妻の出産が始まったとの連絡があってから、3~4時間がすぎていました。
ずいぶんと長い時間がたった気がしました。
何も手に付くはずもなく、ぼんやりとテレビを見ていました。
テレビの解説者が手に持った駒をあやまって、落としてしまいました。
その瞬間、わたしの頭に、なんともいえない不安が宿ったのを今でも覚えています。

ただの思い過ごしだと、思い直すのですか、私の頭に宿った不安は消えてくれませんでした。
でもそれは、神の慈悲(じひ)だったのですね。
次に起きる出来事に、私が動転しないよう、冷静に行動できるよう、あらかじめ心の準備をさせてくれていたのだと思います。

それから、30分ほどして、義父より電話がありました。
「出産の最中に、子供が亡くなったこと。胎盤剥離(たいばんはくり)だったということ。
〇子(妻)も、出血が止まらなくて、〇〇病院に救急車で運ばれたこと。」
そんな内容でした。

私は義父の電話を聞きながら、意外にも冷静に判断している自分がいて、我ながら驚いていました。
きっと、神が前もってそんな事態を、私に予感として、知らせてくれていたからなのだと思います。
ですから、さきほど、神の慈悲なのだと書いたのです。

もう一人の自分がいて、事態を冷静に分析していました。
「お前が今、くよくよ悔やんでも、子供が戻ってくるわけでもない。時間がもどせるわけでもない。
だから、子供が亡くなったことは、今はもう忘れなさい。
ただ、妻とは結婚したばかりで、いま妻に死なれると、かなりお前も困るだろうから…
だから、これから、妻が助かるような決断をしなさい。
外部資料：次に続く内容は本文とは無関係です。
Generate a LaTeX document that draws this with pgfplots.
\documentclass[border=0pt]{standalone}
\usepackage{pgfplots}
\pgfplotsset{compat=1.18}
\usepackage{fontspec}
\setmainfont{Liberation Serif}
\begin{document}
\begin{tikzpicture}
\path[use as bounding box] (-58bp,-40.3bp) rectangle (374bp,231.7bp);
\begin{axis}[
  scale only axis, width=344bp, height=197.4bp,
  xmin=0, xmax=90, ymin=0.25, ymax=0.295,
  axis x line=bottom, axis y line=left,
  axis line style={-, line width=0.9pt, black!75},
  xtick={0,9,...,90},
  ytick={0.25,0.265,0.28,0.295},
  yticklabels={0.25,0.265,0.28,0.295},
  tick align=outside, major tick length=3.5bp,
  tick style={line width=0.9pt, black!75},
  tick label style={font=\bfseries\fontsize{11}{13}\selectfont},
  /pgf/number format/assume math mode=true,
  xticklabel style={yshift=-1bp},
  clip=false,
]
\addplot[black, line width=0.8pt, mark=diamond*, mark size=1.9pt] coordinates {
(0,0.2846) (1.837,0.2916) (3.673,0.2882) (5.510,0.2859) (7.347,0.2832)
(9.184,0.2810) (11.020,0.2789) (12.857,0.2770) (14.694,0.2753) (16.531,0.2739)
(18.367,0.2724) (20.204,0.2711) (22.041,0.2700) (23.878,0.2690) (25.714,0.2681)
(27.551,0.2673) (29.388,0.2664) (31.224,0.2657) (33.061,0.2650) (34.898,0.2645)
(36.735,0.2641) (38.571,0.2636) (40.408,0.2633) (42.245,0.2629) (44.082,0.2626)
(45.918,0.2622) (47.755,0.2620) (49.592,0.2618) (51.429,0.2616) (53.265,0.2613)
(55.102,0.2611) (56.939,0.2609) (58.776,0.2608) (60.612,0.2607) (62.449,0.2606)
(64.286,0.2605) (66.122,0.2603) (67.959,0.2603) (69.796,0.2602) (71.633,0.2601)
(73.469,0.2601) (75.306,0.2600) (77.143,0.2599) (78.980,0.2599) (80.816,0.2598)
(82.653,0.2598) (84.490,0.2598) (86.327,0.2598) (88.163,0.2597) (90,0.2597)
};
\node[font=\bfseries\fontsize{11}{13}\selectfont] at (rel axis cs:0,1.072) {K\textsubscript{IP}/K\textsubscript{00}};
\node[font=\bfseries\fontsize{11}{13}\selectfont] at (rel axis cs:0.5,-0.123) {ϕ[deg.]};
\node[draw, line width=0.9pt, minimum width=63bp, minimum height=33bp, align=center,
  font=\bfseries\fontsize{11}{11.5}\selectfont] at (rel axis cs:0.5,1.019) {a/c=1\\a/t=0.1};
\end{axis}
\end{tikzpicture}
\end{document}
」
そう、もう一人の自分が言っていました。

その瞬間、すっと、心がさだまり、長年止めるに止めれなかったタバコを、一生涯止めることを神に誓いました。
次に、妻のもとに行くにあたり、事故にあわないよう、注意して運転することを自分に言い聞かせ、両親にことの次第(しだい)を書き置きして、妻のもとに向かいました。